Cet avantage, qui pourrait avoir de sérieuses conséquences, aurait été longtemps contesté aux Allemands, si l’on s’était mis, à temps, en mesure de disputer le cours inférieur du Danube aux monitors, aux canonnières, aux « Patrouillen-boote[1] » des Autrichiens. C’est à Routschouk, en effet, à peu près à égale distance des Portes de Fer et du delta Danubien, que s’amorce le chemin de fer qui conduit à Varna. C’est encore à Routschouk qu’il faut passer pour aller, par une série de voies capricieusement tracées, à Bourgas, le deuxième port de la Bulgarie[2]. L’intérêt de la possession du cours du Danube n’était donc pas douteux, depuis trois mois, pour les Russes. Il n’y avait pas lieu de s’arrêtera l’interdiction de faire pénétrer des navires de guerre dans cette partie internationalisée du fleuve : les événemens militaires abrogeaient toutes dispositions de ce genre.

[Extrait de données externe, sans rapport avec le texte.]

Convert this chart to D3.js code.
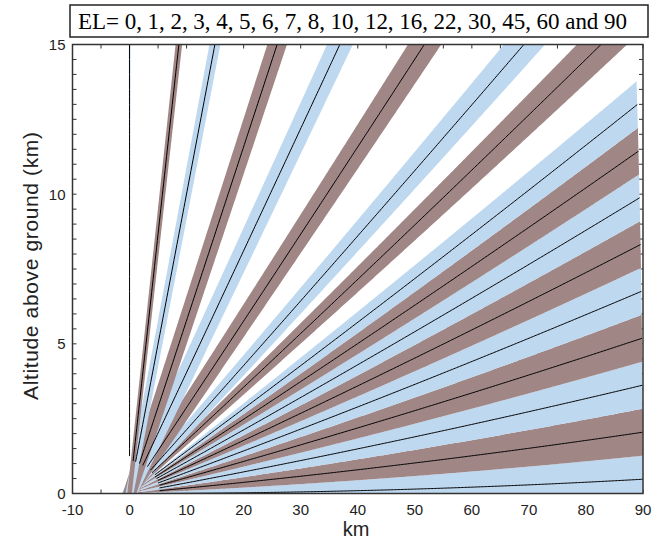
<!DOCTYPE html>
<html>
<head>
<meta charset="utf-8">
<script src="https://cdn.jsdelivr.net/npm/d3@7"></script>
<style>
  body { margin: 0; background: #fff; }
  svg { display: block; }
</style>
</head>
<body>
<svg id="chart" width="661" height="544"></svg>
<script>
// elevation angles of the scan (deg)
const elevations = [0, 1, 2, 3, 4, 5, 6, 7, 8, 10, 12, 16, 22, 30, 45, 60, 90];
// extra horizontal spread of each drawn band (km)
const bandPad = [0, 0, 0, 0, 0, 0, 0, 0, 0, 0.8, 1.5, 2.5, 2.7, 2.4, 1.4, 0.8, 0];
const beamWidth = 1;        // deg
const maxRange = 90;        // km, slant range drawn
const xTicks = [-10, 0, 10, 20, 30, 40, 50, 60, 70, 80, 90];
const yTicks = [0, 5, 10, 15];
const title = 'EL= 0, 1, 2, 3, 4, 5, 6, 7, 8, 10, 12, 16, 22, 30, 45, 60 and 90';

const svg = d3.select('#chart');
const m = { left: 72.5, right: 643, top: 44.5, bottom: 493.5 };

const x = d3.scaleLinear().domain([-10, 90]).range([m.left, m.right]);
const y = d3.scaleLinear().domain([0, 15]).range([m.bottom, m.top]);

const blue = '#bed8f0';
const brown = '#a18686';

// 4/3 earth beam path
const ke = 4 / 3 * 6371;
const beamPoint = (r, el) => {
	const t = el * Math.PI / 180;
	const h = Math.sqrt(r * r + ke * ke + 2 * r * ke * Math.sin(t)) - ke;
	const s = ke * Math.asin(r * Math.cos(t) / (ke + h));
	return [s, h];
};
const ranges = d3.range(0, maxRange + 0.001, 0.25);

svg.append('clipPath').attr('id', 'plot')
	.append('rect')
	.attr('x', m.left).attr('y', m.top)
	.attr('width', m.right - m.left).attr('height', m.bottom - m.top);

// ticks (inside, all four sides)
const ticks = svg.append('g').attr('stroke', '#333').attr('stroke-width', 1);
d3.range(-10, 90.01, 5).forEach(v => {
	ticks.append('line').attr('x1', x(v)).attr('x2', x(v)).attr('y1', m.bottom).attr('y2', m.bottom - 4);
	ticks.append('line').attr('x1', x(v)).attr('x2', x(v)).attr('y1', m.top).attr('y2', m.top + 4);
});
d3.range(0, 15.01, 0.5).forEach(v => {
	ticks.append('line').attr('x1', m.left).attr('x2', m.left + 4).attr('y1', y(v)).attr('y2', y(v));
	ticks.append('line').attr('x1', m.right).attr('x2', m.right - 4).attr('y1', y(v)).attr('y2', y(v));
});

const line = d3.line().x(d => x(d[0])).y(d => y(d[1]));

const plot = svg.append('g').attr('clip-path', 'url(#plot)');

// beams
plot.selectAll('path.band')
	.data(elevations)
	.join('path')
	.attr('class', 'band')
	.attr('fill', (d, i) => i % 2 ? brown : blue)
	.attr('d', (el, i) => {
		const p = bandPad[i] / 2;
		const upper = ranges.map(r => beamPoint(r, el + beamWidth / 2)).map(d => [d[0] - p, d[1]]);
		const lower = ranges.map(r => beamPoint(r, el - beamWidth / 2)).map(d => [d[0] + p, d[1]]).reverse();
		return line(upper.concat(lower)) + 'Z';
	});

// centre lines start ~30 px from the radar
plot.selectAll('path.centre')
	.data(elevations)
	.join('path')
	.attr('class', 'centre')
	.attr('fill', 'none')
	.attr('stroke', '#000')
	.attr('stroke-width', 1)
	.attr('d', el => line(ranges.map(r => beamPoint(r, el))
		.filter(d => Math.hypot(x(d[0]) - x(0), y(d[1]) - y(0)) >= 30)));

// frame
svg.append('rect')
	.attr('x', m.left).attr('y', m.top)
	.attr('width', m.right - m.left).attr('height', m.bottom - m.top)
	.attr('fill', 'none').attr('stroke', '#333').attr('stroke-width', 1.5);

// tick labels
svg.append('g')
	.selectAll('text')
	.data(xTicks)
	.join('text')
	.attr('x', d => x(d))
	.attr('y', m.bottom + 21)
	.attr('text-anchor', 'middle')
	.attr('font-family', 'Liberation Sans, Arial, sans-serif')
	.attr('font-size', 15)
	.attr('fill', '#222')
	.text(d => d);

svg.append('g')
	.selectAll('text')
	.data(yTicks)
	.join('text')
	.attr('x', m.left - 7)
	.attr('y', d => y(d) + 5.5)
	.attr('text-anchor', 'end')
	.attr('font-family', 'Liberation Sans, Arial, sans-serif')
	.attr('font-size', 15)
	.attr('fill', '#222')
	.text(d => d);

svg.append('text')
	.attr('x', 356)
	.attr('y', 536)
	.attr('text-anchor', 'middle')
	.attr('font-family', 'Liberation Sans, Arial, sans-serif')
	.attr('font-size', 20)
	.attr('fill', '#222')
	.text('km');

svg.append('text')
	.attr('transform', 'translate(38, 266) rotate(-90)')
	.attr('text-anchor', 'middle')
	.attr('font-family', 'Liberation Sans, Arial, sans-serif')
	.attr('font-size', 21)
	.attr('textLength', 268)
	.attr('fill', '#222')
	.text('Altitude above ground (km)');

// title box
svg.append('rect')
	.attr('x', 70).attr('y', 5)
	.attr('width', 578).attr('height', 32)
	.attr('fill', '#fff').attr('stroke', '#222').attr('stroke-width', 1.5);

svg.append('text')
	.attr('x', 78)
	.attr('y', 29)
	.attr('font-family', 'Liberation Serif, Times New Roman, serif')
	.attr('font-size', 23)
	.attr('textLength', 549)
	.attr('fill', '#000')
	.text(title);
</script>
</body>
</html>
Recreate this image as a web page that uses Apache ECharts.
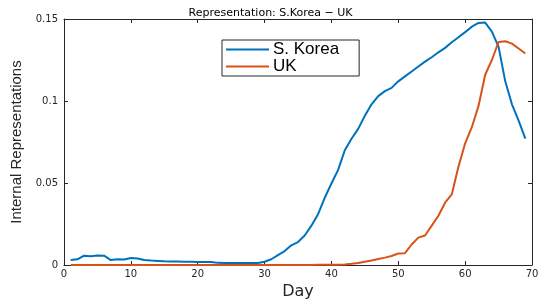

On ne s’y arrêta pas, en fait, et les lecteurs de la Revue des Deux Mondes se souviennent qu’au commencement de novembre des chalands de munitions destinées aux Serbes et escortés par des canonnières russes furent arrêtés à Turn Severin par le gouvernement roumain qui, pour éviter des contestations délicates, acheta chalands et canonnières au gouvernement russe. Aussitôt après cette singulière opération, les monitors autrichiens prenaient possession du Danube Bulgaro-Roumain, et les premiers arrivages de munitions et de matériel militaire, — destinés cette fois aux Bulgares et aux Turcs, — étaient signalés à Viddin, à Nikopoli, à Routschouk.

J’ajoute que, de l’aveu de nos adversaires communs et aussi des principaux organes de l’opinion publique en Roumanie, le droit des Russes n’était pas contestable. La Strässburger Post du 26 novembre le reconnaît nettement : « le Danube, dit ce journal pangermaniste, fait partie du territoire bulgare, au moins jusqu’à son thalweg, qui forme la limite du royaume

  1. Ce sont de fortes « vedettes, » de 36 à 38 tonnes de déplacement, mues par des moteurs à explosion et armées de deux mitrailleuses. Ces petits bâtimens filent 14 nœuds.
  2. A Nikopoli, en amont de Routschouk, s’amorce une voie ferrée qui suit à peu près le Vid et aboutit à Sofia. Mais, avec cette ligne, d’ailleurs très exposée en cas d’offensive d’un adversaire de la Bulgarie venant de l’Ouest, le détour est considérable pour aller à Bourgas.